**SOURCE DATA:**

######

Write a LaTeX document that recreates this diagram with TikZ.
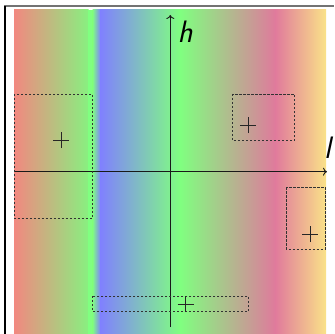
\documentclass[tikz,border=0pt]{standalone}
\usetikzlibrary{arrows.meta}
\definecolor{cSalmon}{RGB}{242,136,128}
\definecolor{cGreen}{RGB}{128,255,128}
\definecolor{cGreenB}{RGB}{136,240,128}
\definecolor{cBlue}{RGB}{128,128,255}
\definecolor{cPink}{RGB}{224,122,156}
\definecolor{cYellow}{RGB}{250,226,136}
\definecolor{axisC}{RGB}{25,25,25}
\tikzset{
  region/.style={draw=black!80, line width=0.8pt, dash pattern=on 2.3pt off 1.7pt},
  axisline/.style={draw=axisC, line width=0.9pt, -{To[length=4pt,width=8pt]}},
  pluscross/.style={draw=black!85, line width=1pt},
  axlabel/.style={font=\fontsize{31}{31}\selectfont\sffamily\itshape, inner sep=0pt}
}
\begin{document}
\begin{tikzpicture}[x=1pt,y=-1pt]
\useasboundingbox (0,0) rectangle (334,334);
\fill[white] (0,0) rectangle (334,334);
% frame lines
\draw[black!55, line width=1.6pt] (4,6) -- (334,6);
\draw[black, line width=1.4pt] (5,6) -- (5,334);
% gradient background
\shade[left color=cSalmon, right color=cGreenB] (14,10) rectangle (88.5,334);
\fill[cGreen] (88,10) rectangle (93,334);
\shade[left color=cGreen, right color=cBlue] (92.5,10) rectangle (100.5,334);
\shade[left color=cBlue, right color=cGreen] (100,10) rectangle (180.5,334);
\shade[left color=cGreen, right color=cPink] (180,10) rectangle (275.5,334);
\shade[left color=cPink, right color=cYellow] (275,10) rectangle (326,334);
% named points
\coordinate (xs) at (14,171.7);
\coordinate (xe) at (327,171.7);
\coordinate (ys) at (170.3,327);
\coordinate (ye) at (170.3,15);
% axes
\draw[axisline] (xs) -- (xe);
\draw[axisline] (ys) -- (ye);
\node[axlabel] (hl) at (185,31.5) {h};
\node[axlabel] (ll) at (327.5,148) {l};
% regions
\draw[region] (14,94) rectangle (92.3,218.3);
\draw[region] (232.3,94) rectangle (294.7,140.3);
\draw[region] (286.3,187.3) rectangle (325.3,249);
\draw[region] (92.7,296) rectangle (248.3,311.7);
% plus markers
\foreach \px/\py/\nm in {61/140/p1, 248/125/p2, 310/234/p3, 185.5/304/p4}{
  \coordinate (\nm) at (\px,\py);
  \draw[pluscross] ([xshift=-8pt]\nm) -- ([xshift=8pt]\nm);
  \draw[pluscross] ([yshift=-8pt]\nm) -- ([yshift=8pt]\nm);
}
\end{tikzpicture}
\end{document}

######

**GIVEN REQUEST:** All the lines above are to be given again exactly as they read, with the pictures removed.

**COMPLETE OUTPUT:**
Write a LaTeX document that recreates this diagram with TikZ.
\documentclass[tikz,border=0pt]{standalone}
\usetikzlibrary{arrows.meta}
\definecolor{cSalmon}{RGB}{242,136,128}
\definecolor{cGreen}{RGB}{128,255,128}
\definecolor{cGreenB}{RGB}{136,240,128}
\definecolor{cBlue}{RGB}{128,128,255}
\definecolor{cPink}{RGB}{224,122,156}
\definecolor{cYellow}{RGB}{250,226,136}
\definecolor{axisC}{RGB}{25,25,25}
\tikzset{
  region/.style={draw=black!80, line width=0.8pt, dash pattern=on 2.3pt off 1.7pt},
  axisline/.style={draw=axisC, line width=0.9pt, -{To[length=4pt,width=8pt]}},
  pluscross/.style={draw=black!85, line width=1pt},
  axlabel/.style={font=\fontsize{31}{31}\selectfont\sffamily\itshape, inner sep=0pt}
}
\begin{document}
\begin{tikzpicture}[x=1pt,y=-1pt]
\useasboundingbox (0,0) rectangle (334,334);
\fill[white] (0,0) rectangle (334,334);
% frame lines
\draw[black!55, line width=1.6pt] (4,6) -- (334,6);
\draw[black, line width=1.4pt] (5,6) -- (5,334);
% gradient background
\shade[left color=cSalmon, right color=cGreenB] (14,10) rectangle (88.5,334);
\fill[cGreen] (88,10) rectangle (93,334);
\shade[left color=cGreen, right color=cBlue] (92.5,10) rectangle (100.5,334);
\shade[left color=cBlue, right color=cGreen] (100,10) rectangle (180.5,334);
\shade[left color=cGreen, right color=cPink] (180,10) rectangle (275.5,334);
\shade[left color=cPink, right color=cYellow] (275,10) rectangle (326,334);
% named points
\coordinate (xs) at (14,171.7);
\coordinate (xe) at (327,171.7);
\coordinate (ys) at (170.3,327);
\coordinate (ye) at (170.3,15);
% axes
\draw[axisline] (xs) -- (xe);
\draw[axisline] (ys) -- (ye);
\node[axlabel] (hl) at (185,31.5) {h};
\node[axlabel] (ll) at (327.5,148) {l};
% regions
\draw[region] (14,94) rectangle (92.3,218.3);
\draw[region] (232.3,94) rectangle (294.7,140.3);
\draw[region] (286.3,187.3) rectangle (325.3,249);
\draw[region] (92.7,296) rectangle (248.3,311.7);
% plus markers
\foreach \px/\py/\nm in {61/140/p1, 248/125/p2, 310/234/p3, 185.5/304/p4}{
  \coordinate (\nm) at (\px,\py);
  \draw[pluscross] ([xshift=-8pt]\nm) -- ([xshift=8pt]\nm);
  \draw[pluscross] ([yshift=-8pt]\nm) -- ([yshift=8pt]\nm);
}
\end{tikzpicture}
\end{document}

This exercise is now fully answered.